TNPA Acting Port Manager, Ophelia Shabane, confirmed these quiet gains were driven by improved terminal handling rates and the virtual elimination of marine-related delays like pilotage and tug coordination.
Divergent Cargo Trends
This operational healing allowed the port to handle shifting trade dynamics across diverse cargo sectors in 2025/26:
- Containers: Rose by 6.5%, supported by record deep-sea import and export volumes.
- Liquid Bulk & Break Bulk: Increased by 10.3% and 25.5% respectively.
- Dry Bulk: Decreased by 42.8%. Crucially, this drop represents positive local news: bumper regional harvests reduced the Western Cape’s reliance on imported grains like maize and barley.

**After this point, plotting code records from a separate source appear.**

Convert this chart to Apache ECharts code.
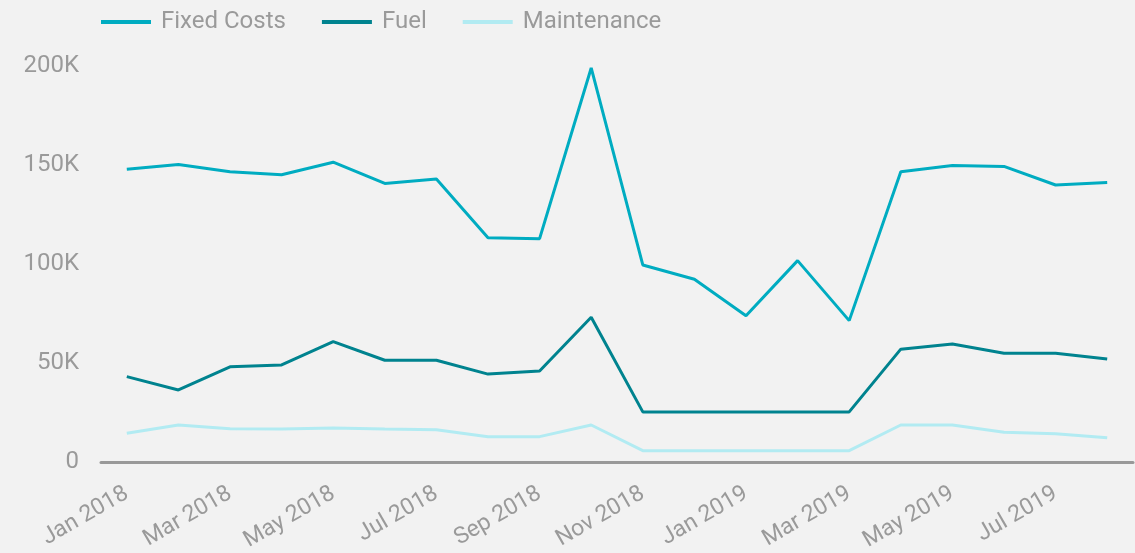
<!DOCTYPE html>
<html>
<head>
<meta charset="utf-8">
<script src="https://cdn.jsdelivr.net/npm/echarts@6/dist/echarts.min.js"></script>
<style>
  html, body { margin: 0; padding: 0; background: #f2f2f2; }
  #chart { width: 1135px; height: 553px; }
</style>
</head>
<body>
<div id="chart"></div>
<script>
// months on the x axis
const months = [
  'Jan 2018', 'Feb 2018', 'Mar 2018', 'Apr 2018', 'May 2018', 'Jun 2018',
  'Jul 2018', 'Aug 2018', 'Sep 2018', 'Oct 2018', 'Nov 2018', 'Dec 2018',
  'Jan 2019', 'Feb 2019', 'Mar 2019', 'Apr 2019', 'May 2019', 'Jun 2019',
  'Jul 2019', 'Aug 2019'
]
const fixedCosts = [
  147800, 150300, 146600, 145100, 151400, 140700, 142900, 113300, 112800, 199000,
  99500, 92300, 73900, 101700, 71400, 146600, 149700, 149300, 139900, 141200
]
const fuel = [
  43100, 36400, 48100, 49000, 60800, 51400, 51400, 44400, 46000, 73100,
  25300, 25300, 25300, 25300, 25300, 57000, 59600, 54900, 54900, 52000
]
const maintenance = [
  14500, 18700, 16800, 16700, 17200, 16700, 16300, 12800, 12800, 18700,
  5700, 5700, 5700, 5700, 5700, 18700, 18700, 15000, 14300, 12300
]

const textColor = '#9a9a9a'
const fontFamily = 'Roboto'

const chart = echarts.init(document.getElementById('chart'))

const makeLine = (name, data, color) => {
  return {
    name: name,
    type: 'line',
    data: data,
    symbol: 'none',
    smooth: false,
    lineStyle: {color: color, width: 3},
    itemStyle: {color: color},
    emphasis: {disabled: true}
  }
}

const option = {
  backgroundColor: '#f2f2f2',
  animation: false,
  legend: {
    left: 96,
    top: 5,
    itemWidth: 50,
    itemHeight: 4,
    itemGap: 36,
    icon: 'rect',
    textStyle: {color: textColor, fontSize: 24, fontFamily: fontFamily, padding: [0, 0, 0, 5]}
  },
  grid: {
    left: 101,
    right: 2,
    top: 66,
    bottom: 91,
    outerBoundsMode: 'none'
  },
  xAxis: {
    type: 'category',
    data: months,
    boundaryGap: true,
    axisLine: {lineStyle: {color: '#999999', width: 3}},
    axisTick: {show: false},
    axisLabel: {
      interval: 1,
      rotate: 30,
      color: textColor,
      fontSize: 23,
      fontFamily: fontFamily,
      margin: 30
    }
  },
  yAxis: {
    type: 'value',
    min: 0,
    max: 200000,
    interval: 50000,
    splitLine: {show: false},
    axisLine: {show: false},
    axisTick: {show: false},
    axisLabel: {
      color: textColor,
      fontSize: 24,
      fontFamily: fontFamily,
      margin: 22,
      formatter: (v) => v === 0 ? '0' : (v / 1000) + 'K'
    }
  },
  series: [
    makeLine('Fixed Costs', fixedCosts, '#00acc1'),
    makeLine('Fuel', fuel, '#00838f'),
    makeLine('Maintenance', maintenance, '#b2ebf2')
  ]
}

chart.setOption(option)
</script>
</body>
</html>
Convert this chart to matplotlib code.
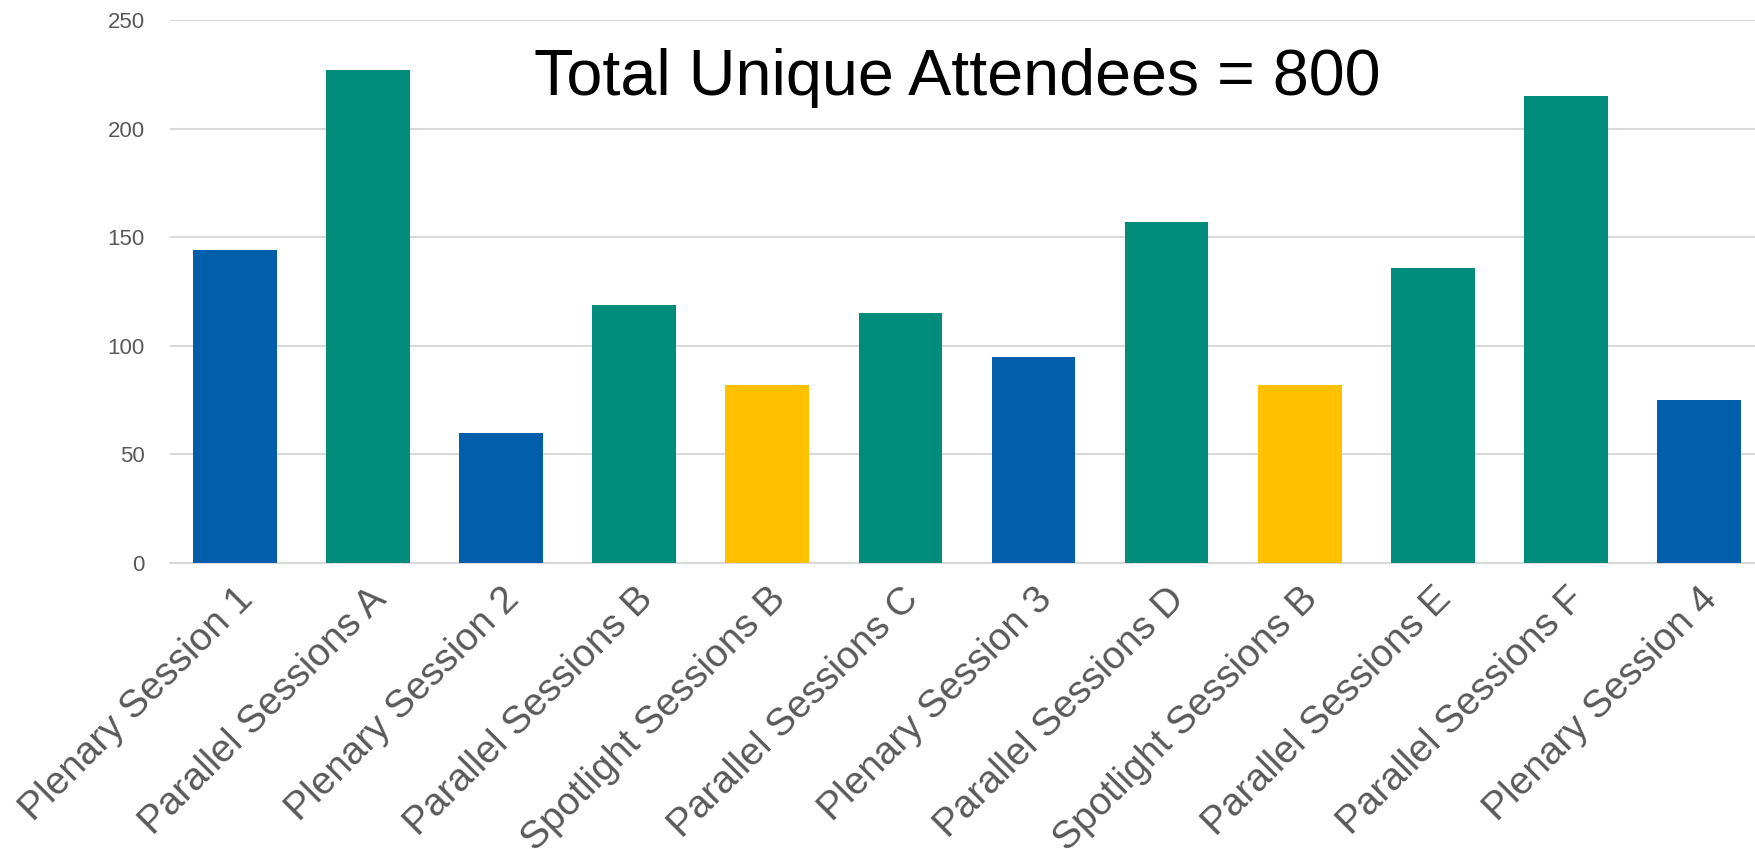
import matplotlib
matplotlib.use("Agg")
import matplotlib.pyplot as plt

sessions = ["Plenary Session 1", "Parallel Sessions A", "Plenary Session 2",
            "Parallel Sessions B", "Spotlight Sessions B", "Parallel Sessions C",
            "Plenary Session 3", "Parallel Sessions D", "Spotlight Sessions B",
            "Parallel Sessions E", "Parallel Sessions F", "Plenary Session 4"]
attendees = [144, 227, 60, 119, 82, 115, 95, 157, 82, 136, 215, 75]
kinds = ["plenary", "parallel", "plenary", "parallel", "spotlight", "parallel",
         "plenary", "parallel", "spotlight", "parallel", "parallel", "plenary"]
kind_colors = {"plenary": "#005EAB", "parallel": "#008C7A", "spotlight": "#FFC000"}
yticks = [0, 50, 100, 150, 200, 250]

plt.rcParams['font.family'] = ['Liberation Sans', 'DejaVu Sans']

fig = plt.figure(figsize=(17.56, 8.49), dpi=100)
ax = fig.add_axes([0.0968, 0.337, 0.9032, 0.639])

x = range(len(sessions))
ax.bar(x, attendees, width=0.63, color=[kind_colors[k] for k in kinds], zorder=3)

ax.set_ylim(0, 250)
ax.set_xlim(-0.49, 11.43)
ax.set_yticks(yticks)
ax.yaxis.grid(True, color="#D9D9D9", linewidth=1.5, zorder=0)
ax.set_axisbelow(True)
for s in ["top", "right", "left"]:
    ax.spines[s].set_visible(False)
ax.spines["bottom"].set_color("#D9D9D9")
ax.spines["bottom"].set_linewidth(1.5)

ax.tick_params(axis="y", length=0, pad=18, labelsize=16, labelcolor="#595959")
ax.tick_params(axis="x", length=0, pad=13, labelsize=28, labelcolor="#595959")
ax.set_xticks(list(x))
ax.set_xticklabels(sessions, rotation=45, ha="right", va="top", rotation_mode="anchor")

ax.text(0.4965, 0.893, "Total Unique Attendees = 800", transform=ax.transAxes,
        ha="center", va="center", fontsize=46.5, color="black")

fig.savefig("out.png", dpi=100)
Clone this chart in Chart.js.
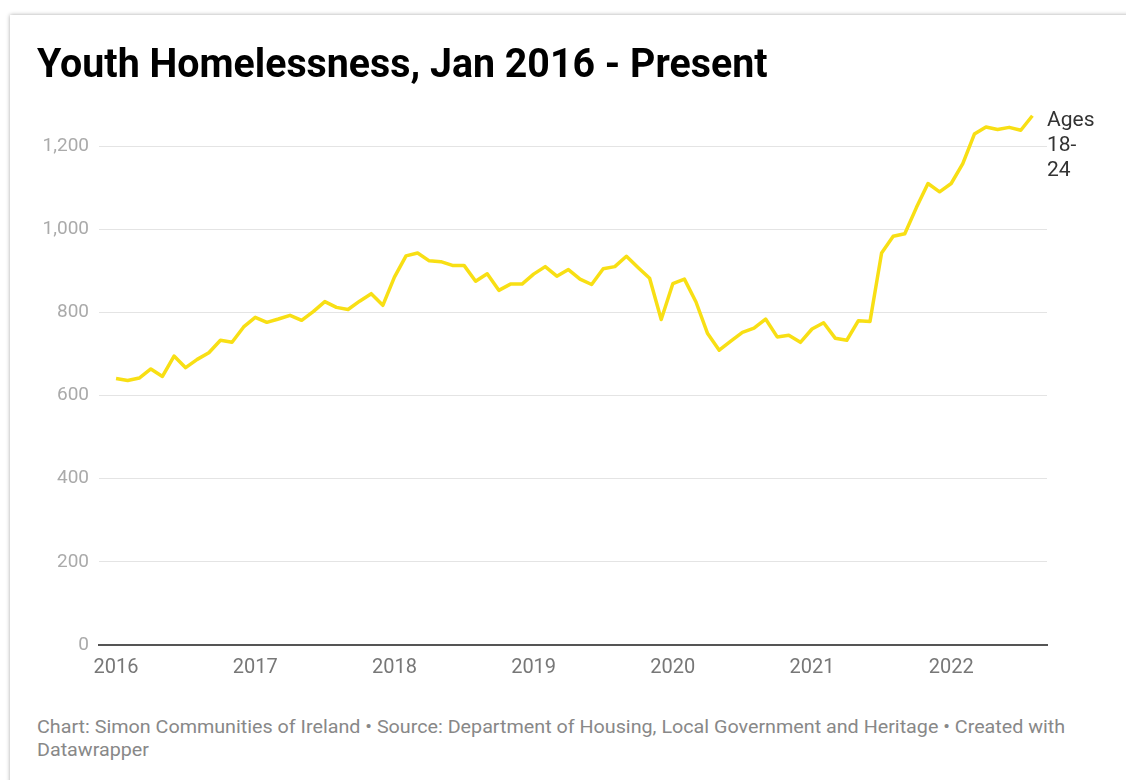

The Catalyst: Locking in the Gains
With the physical recovery already showing promise, the Western Cape Government stepped in to ensure these gains are sustained. On 22 June 2026, Minister of Agriculture Dr. Ivan Meyer officially outlined a four-point plan to partner with Transnet, FPEF, Hortgro, and Sati to lock in these operational improvements:
- World Bank Alignment: Comparing CPPI data with the Western Cape’s own Digital Logistics Planning Platform (DLPP).
- Transnet Engagement: Directly addressing vessel sequencing, container stack management, and wind-related disruptions.
- Congestion Management: Expanding landside night-shift operations and increasing the use of inland terminals during peak export periods.
- Privatization Push: Promoting private sector participation—while 9 out of 11 terminals are already privately operated, TNPA is preparing RFPs for a multipurpose terminal and a new floating dock.
The upcoming peak harvest will test this newly optimized system to its limits. But with on-the-ground recoveries already proven, and a provincial strategy now actively locking them in, the Port of Cape Town is no longer merely treading water—it is actively charting a course toward sustainable recovery.